Politicians often call this constituency ‘Mini Bharat’ (Mini India). From Gujaratis to Punjabis to Bengalis to Sindhis, people from different regions of the country live here. More than 40 per cent population of Bhabanipur is non-Bengali, making the constituency unique. Mamata was born on Harish Chatterjee Street in Kalighat and is enrolled as a voter at serial no 333 in part number 209.
Walk through the alleyways of Bhabanipur and you can listen to tales from people who have seen Mamata growing up, playing here, starting student politics from Jogamaya Devi College and then serving the constituency as the MLA of the area for a decade.
Sandip Bakshi, a councillor of one the wards in Bhabanipur, has a story about the chief minister too. “Our previous generation has seen her playing here… we have seen Didi in her days of student politics. She is our ghorer meye (daughter of our house),” Bakshi told News18. He also mentions how the Bhabanipur constituency has Gujarati to Odia population and the CM has always catered to all. “There is Odia Patti (settlement) in ward 70 and Mamata goes there too,” Bakshi added.

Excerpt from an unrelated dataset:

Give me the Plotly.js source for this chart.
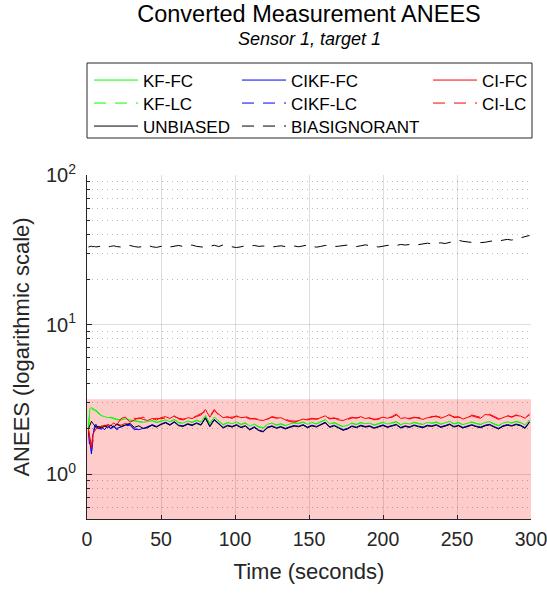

Shobhon Dev Chatterjee won the Bhabanipur seat in 2021 with a whopping 57 per cent votes and then resigned paving the way for Mamata to contest. The veteran TMC leader and a close Mamata aide said Bhabanipur is “mini India” as there is “unity in diversity” here. “We enjoy this as every ward has a different demand here. We have one part of Park Street in our constituency and Gujarati population in another ward. The demographic pattern is not the same, and that is why we enjoy it,” Chatterjee said.
Mamata has contested from Bhabanipur twice since 2011, when she won the seat in an assembly bypoll. She did not contest the assembly election then because she was busy overseeing the party’s campaign. In 2016, she won approximately 48 per cent of votes, down from 77.46 per cent in 2011.
The 2019 Lok Sabha elections, however, the data was not so good for the Trinamool Congress. The party led the assembly segment by a thin margin of around 3,000 votes and trailed in the adjacent Rashbehari segment by 5,000 votes. This gives the BJP some hope despite a crushing loss just a few months ago. Jay Prakash Majumdar, BJP state vice-president, said: “That’s her (Mamata) home turf (Bhabanipur) and because they have won with a thumping majority… the fight will be good.”
The political sense in Bhabanipur is that the BJP can project a good impression that can cut into some non-Bengali vote. But the TMC is in an upbeat mode, gunning to win ‘Mini Bharath’.